(Rows from a dataset of charts and code)
** BEGIN **

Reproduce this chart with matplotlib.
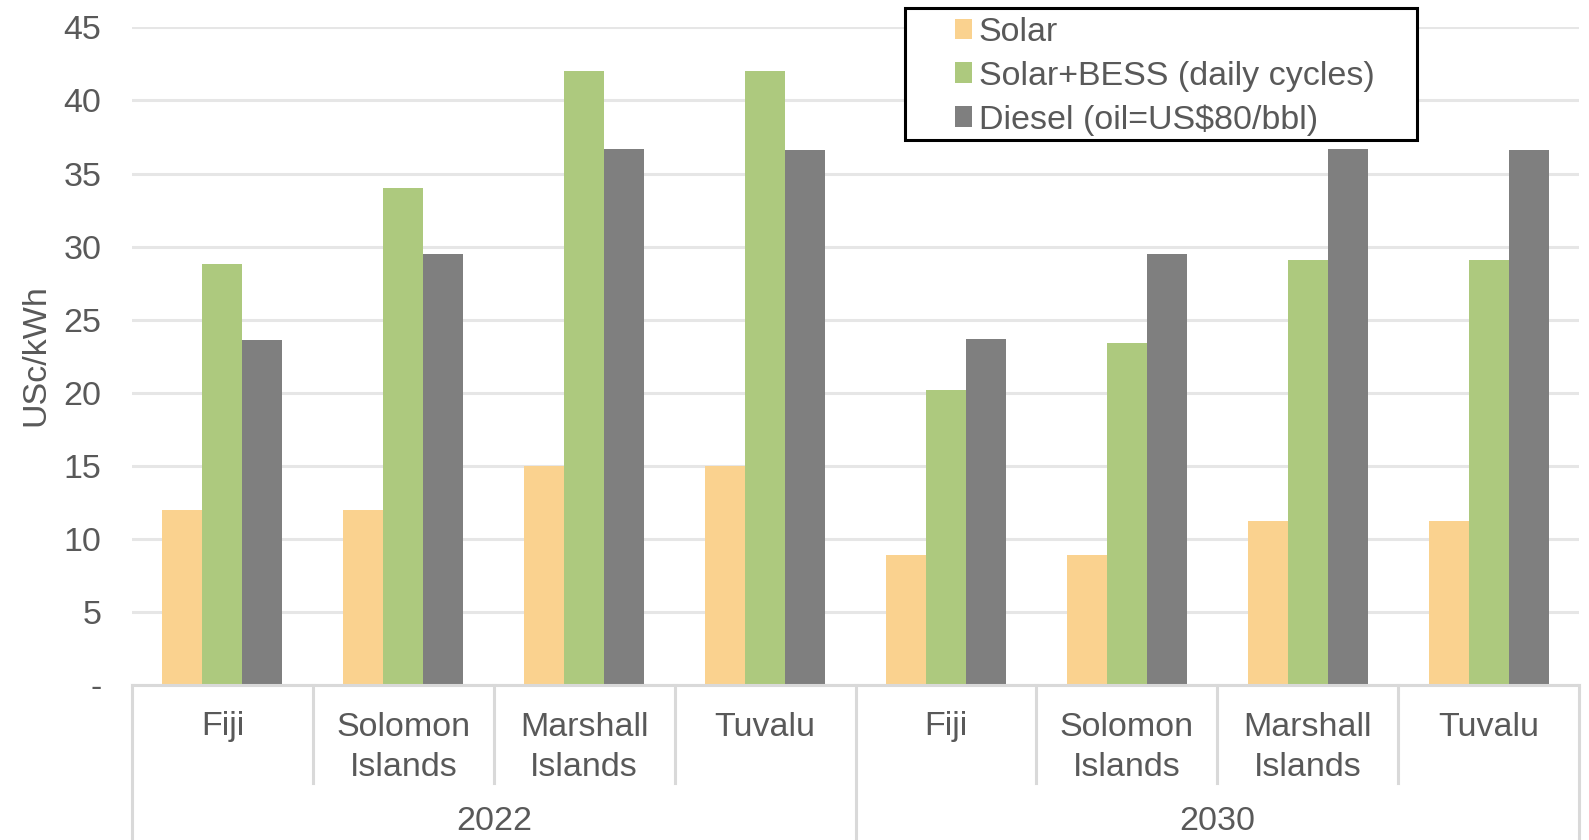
import matplotlib
matplotlib.use("Agg")
import matplotlib.pyplot as plt
from matplotlib.lines import Line2D
from matplotlib.patches import Patch, Rectangle
import numpy as np

plt.rcParams['font.family'] = ['Liberation Sans', 'DejaVu Sans']

years = ["2022", "2030"]
countries = ["Fiji", "Solomon\nIslands", "Marshall\nIslands", "Tuvalu"]
series_names = ["Solar", "Solar+BESS (daily cycles)", "Diesel (oil=US$80/bbl)"]
solar = [12, 12, 15, 15, 8.9, 8.9, 11.2, 11.2]
solar_bess = [28.8, 34, 42, 42, 20.2, 23.4, 29.1, 29.1]
diesel = [23.6, 29.5, 36.7, 36.6, 23.7, 29.5, 36.7, 36.6]
yticks = [0, 5, 10, 15, 20, 25, 30, 35, 40, 45]
ytick_labels = ["-", "5", "10", "15", "20", "25", "30", "35", "40", "45"]

colors = ["#FAD28F", "#ADC97E", "#7F7F7F"]
text_color = "#595959"
FS = 24.5
W, H = 1589, 840
fig = plt.figure(figsize=(W / 100, H / 100), dpi=100)
left, right, bottom, top = 132, 1579, 685, 27.4
ax = fig.add_axes([left / W, 1 - bottom / H, (right - left) / W, (bottom - top) / H])

n = len(solar)
x = np.arange(n)
bw = 0.221
for k, (vals, c) in enumerate(zip([solar, solar_bess, diesel], colors)):
    ax.bar(x + (k - 1) * bw, vals, width=bw, color=c, zorder=3, linewidth=0)

ax.set_xlim(-0.5, n - 0.5)
ax.set_ylim(0, 45)
ax.set_yticks(yticks)
ax.set_yticklabels(ytick_labels)
ax.tick_params(axis='y', length=0, pad=22, labelsize=FS, labelcolor=text_color)
ax.set_xticks([])
for s in ax.spines.values():
    s.set_visible(False)
ax.grid(axis='y', color="#E6E6E6", linewidth=2.2, zorder=0)
ax.axhline(0, color="#D9D9D9", linewidth=2.2, zorder=4, clip_on=False)


def fy(py):
    return 1 - py / H


trans = matplotlib.transforms.blended_transform_factory(ax.transData, fig.transFigure)
labels_all = countries * len(years)
for i, lab in enumerate(labels_all):
    for j, line in enumerate(lab.split("\n")):
        fig.text(x[i], fy(727 + 40 * j), line, transform=trans, ha='center', va='center',
                 fontsize=FS, color=text_color)
ng = len(countries)
for g, yr in enumerate(years):
    cx = g * ng + (ng - 1) / 2
    fig.text(cx, fy(822), yr, transform=trans, ha='center', va='center',
             fontsize=FS, color=text_color)
for b in range(n + 1):
    xb = b - 0.5
    y1 = 0.0 if b % ng == 0 else fy(783)
    fig.add_artist(Line2D([xb, xb], [fy(685), y1], transform=trans,
                          color="#D9D9D9", linewidth=2.2))

fig.text(35.5 / W, fy(355), "USc/kWh", rotation=90, ha='center', va='center',
         fontsize=FS, color=text_color)

# legend
fig.add_artist(Rectangle((905 / W, fy(140)), (1417 - 905) / W, (140 - 8) / H,
                         transform=fig.transFigure, facecolor='white',
                         edgecolor='black', linewidth=2.2, zorder=5))
handles = [Patch(facecolor=c, edgecolor='none') for c in colors]
leg = fig.legend(handles, series_names, loc='upper left',
                 bbox_to_anchor=(955 / W, fy(17)), fontsize=FS, frameon=False,
                 handlelength=0.5, handleheight=0.55,
                 handletextpad=0.2, labelspacing=0.37, borderpad=0, borderaxespad=0)
leg.set_zorder(6)
for t in leg.get_texts():
    t.set_color(text_color)

fig.savefig("out.png", dpi=100)
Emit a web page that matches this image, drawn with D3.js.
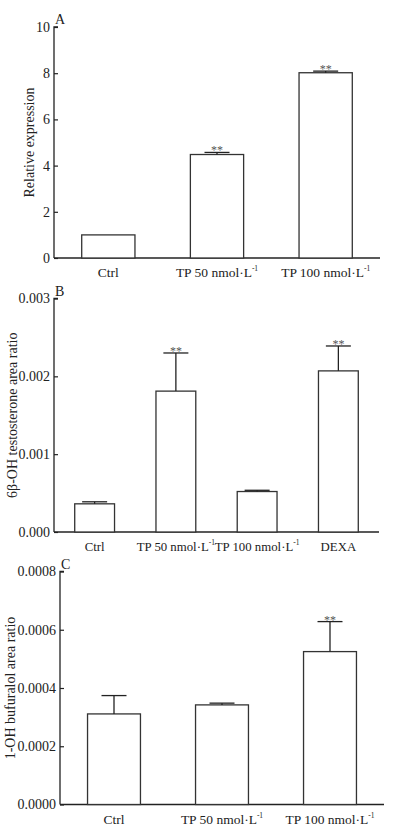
<!DOCTYPE html>
<html>
<head>
<meta charset="utf-8">
<script src="https://cdn.jsdelivr.net/npm/d3@7"></script>
<style>
  body { margin: 0; background: #fff; }
  svg { display: block; }
  text { font-family: "Liberation Serif", "DejaVu Serif", serif; fill: #222; }
</style>
</head>
<body>
<div id="chart"></div>
<script>
// panel A: relative expression
let catsA = ["Ctrl", "TP 50", "TP 100"];
let valsA = [1.0, 4.48, 8.02];
let errsA = [0, 0.09, 0.07];
let sigA = ["", "**", "**"];
let ticksA = [0, 2, 4, 6, 8, 10];

// panel B: 6b-OH testosterone
let catsB = ["Ctrl", "TP 50", "TP 100", "DEXA"];
let valsB = [0.000362, 0.00181, 0.00052, 0.00207];
let errsB = [0.000026, 0.00049, 0.000016, 0.00032];
let sigB = ["", "**", "", "**"];
let ticksB = [0, 0.001, 0.002, 0.003];

// panel C: 1-OH bufuralol
let catsC = ["Ctrl", "TP 50", "TP 100"];
let valsC = [0.000311, 0.000342, 0.000525];
let errsC = [0.000063, 0.000006, 0.000103];
let sigC = ["", "", "**"];
let ticksC = [0, 0.0002, 0.0004, 0.0006, 0.0008];

let width = 397;
let height = 837;

let svg = d3.select("#chart").append("svg")
  .attr("width", width)
  .attr("height", height);

function drawPanel(p) {
  let x = d3.scaleBand()
    .domain(p.cats)
    .range([p.left, p.right])
    .paddingInner(0.51)
    .paddingOuter(0.255);

  let y = d3.scaleLinear()
    .domain([0, p.ymax])
    .range([p.bottom, p.top]);

  let g = svg.append("g");

  // y axis, ticks point inward
  let yAxis = d3.axisRight(y)
    .tickValues(p.ticks)
    .tickFormat(p.fmt)
    .tickSize(4)
    .tickPadding(0);

  let ya = g.append("g")
    .attr("transform", `translate(${p.left},0)`)
    .call(yAxis);
  ya.select(".domain").attr("stroke", "#222").attr("stroke-width", 1.3)
    .attr("d", `M${4},${p.top}H0V${p.bottom}`);
  ya.selectAll(".tick line").attr("stroke", "#222").attr("stroke-width", 1.2);
  ya.selectAll(".tick text")
    .attr("x", -4)
    .attr("text-anchor", "end")
    .style("font-size", "14px")
    .attr("fill", "#222");

  // x axis line
  g.append("line")
    .attr("x1", p.left).attr("x2", p.right)
    .attr("y1", p.bottom).attr("y2", p.bottom)
    .attr("stroke", "#222").attr("stroke-width", 1.3);

  // bars
  g.selectAll(".bar")
    .data(p.vals)
    .enter().append("rect")
    .attr("x", (d, i) => x(p.cats[i]))
    .attr("y", d => y(d))
    .attr("width", x.bandwidth())
    .attr("height", d => p.bottom - y(d))
    .attr("fill", "#fff")
    .attr("stroke", "#333")
    .attr("stroke-width", 1.3);

  // error bars
  p.vals.forEach((v, i) => {
    if (!p.errs[i]) return;
    let cx = x(p.cats[i]) + x.bandwidth() / 2;
    g.append("line")
      .attr("x1", cx).attr("x2", cx)
      .attr("y1", y(v)).attr("y2", y(v + p.errs[i]))
      .attr("stroke", "#222").attr("stroke-width", 1.3);
    g.append("line")
      .attr("x1", cx - 12.5).attr("x2", cx + 12.5)
      .attr("y1", y(v + p.errs[i])).attr("y2", y(v + p.errs[i]))
      .attr("stroke", "#222").attr("stroke-width", 1.3);
    if (p.sig[i]) {
      g.append("text")
        .attr("x", cx)
        .attr("y", y(v + p.errs[i]) + 2)
        .attr("text-anchor", "middle")
        .style("font-size", "12px")
        .style("fill", "#555")
        .text(p.sig[i]);
    }
  });

  // x labels
  p.cats.forEach((c, i) => {
    let cx = x(c) + x.bandwidth() / 2;
    let t = g.append("text")
      .attr("x", cx)
      .attr("y", p.bottom + 19)
      .attr("text-anchor", "middle")
      .style("font-size", p.labelSize + "px");
    if (c.startsWith("TP")) {
      t.append("tspan").text(c + " nmol\u00B7L");
      t.append("tspan").attr("dy", -6).style("font-size", "7.5px").text("-1");
    } else {
      t.text(c);
    }
  });

  // y title
  g.append("text")
    .attr("transform", `translate(${p.titleX},${(p.top + p.bottom) / 2}) rotate(-90)`)
    .attr("text-anchor", "middle")
    .style("font-size", "14px")
    .text(p.title);

  // panel letter
  g.append("text")
    .attr("x", p.left + 1)
    .attr("y", p.top - 3)
    .style("font-size", "14px")
    .text(p.letter);
}

drawPanel({
  cats: catsA, vals: valsA, errs: errsA, sig: sigA, ticks: ticksA,
  ymax: 10, fmt: d3.format("d"), labelSize: 13.5,
  left: 54, right: 380, top: 27, bottom: 258,
  title: "Relative expression", titleX: 34, letter: "A"
});

drawPanel({
  cats: catsB, vals: valsB, errs: errsB, sig: sigB, ticks: ticksB,
  ymax: 0.003, fmt: d3.format(".3f"), labelSize: 12.8,
  left: 54, right: 379, top: 298.5, bottom: 532,
  title: "6\u03B2-OH testosterone area ratio", titleX: 17, letter: "B"
});

drawPanel({
  cats: catsC, vals: valsC, errs: errsC, sig: sigC, ticks: ticksC,
  ymax: 0.0008, fmt: d3.format(".4f"), labelSize: 13.5,
  left: 60, right: 384, top: 571.5, bottom: 804.5,
  title: "1-OH bufuralol area ratio", titleX: 15, letter: "C"
});
</script>
</body>
</html>
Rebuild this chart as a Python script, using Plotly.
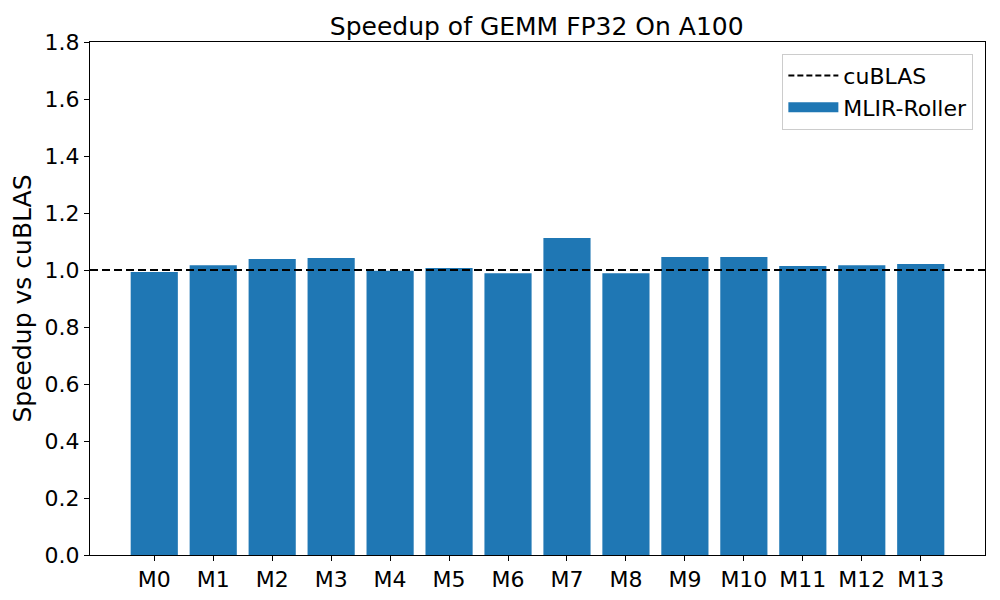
import plotly.graph_objects as go

models = ["M0", "M1", "M2", "M3", "M4", "M5", "M6",
          "M7", "M8", "M9", "M10", "M11", "M12", "M13"]
speedup = [0.993, 1.017, 1.039, 1.042, 0.997, 1.007, 0.989,
           1.112, 0.989, 1.046, 1.046, 1.014, 1.017, 1.021]
baseline = 1.0
y_ticks = [0.0, 0.2, 0.4, 0.6, 0.8, 1.0, 1.2, 1.4, 1.6, 1.8]

font = "DejaVu Sans, Arial, sans-serif"
bar_color = "#1f77b4"
positions = list(range(len(models)))

fig = go.Figure()

# legend proxies (the real line is an hline, bars have no legend of their own)
fig.add_trace(go.Scatter(x=[None], y=[None], mode="lines", name="cuBLAS",
                         line=dict(color="black", width=2, dash="6px,3px")))
fig.add_trace(go.Scatter(x=[None], y=[None], mode="lines", name="MLIR-Roller",
                         line=dict(color=bar_color, width=15)))
fig.add_trace(go.Bar(x=positions, y=speedup, name="MLIR-Roller", showlegend=False,
                     marker=dict(color=bar_color, line=dict(width=0))))

fig.add_hline(y=baseline, line=dict(color="black", width=2, dash="8px,4px"))

axis_common = dict(showline=True, linecolor="black", linewidth=1, mirror=True,
                   ticks="outside", ticklen=5, tickcolor="black", showgrid=False,
                   zeroline=False, automargin=False,
                   tickfont=dict(size=22, color="black"))

# page body has an 8px margin, so the figure is 992x592 and offset by 8px
fig.update_layout(
    width=992, height=592,
    margin=dict(l=82, r=15, t=34, b=45),
    paper_bgcolor="white", plot_bgcolor="white",
    font=dict(family=font, color="black"),
    title=dict(text="Speedup of GEMM FP32 On A100", x=0.533, xanchor="center",
               y=0.97, yanchor="middle", font=dict(size=25)),
    bargap=0.2,
    showlegend=True,
    legend=dict(x=0.987, y=0.977, xanchor="right", yanchor="top",
                bgcolor="white", bordercolor="#cccccc", borderwidth=1,
                font=dict(size=22), tracegroupgap=2, itemwidth=50),
)
fig.update_xaxes(range=[-1.09, 14.09], tickvals=positions, ticktext=models,
                 **axis_common)
fig.update_yaxes(range=[0, 1.8], tickvals=y_ticks,
                 ticktext=[f"{v:.1f}" for v in y_ticks],
                 title=dict(text="Speedup vs cuBLAS", font=dict(size=25), standoff=12),
                 **axis_common)

fig.write_html("out.html")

** END **

Task brief.
Go up to the line with "Rebuild this chart" and retype exactly from there through the line with "import plotly.graph_objects as go". Leave out pictures.

Worked solution.
Rebuild this chart as a Python script, using Plotly.
import plotly.graph_objects as go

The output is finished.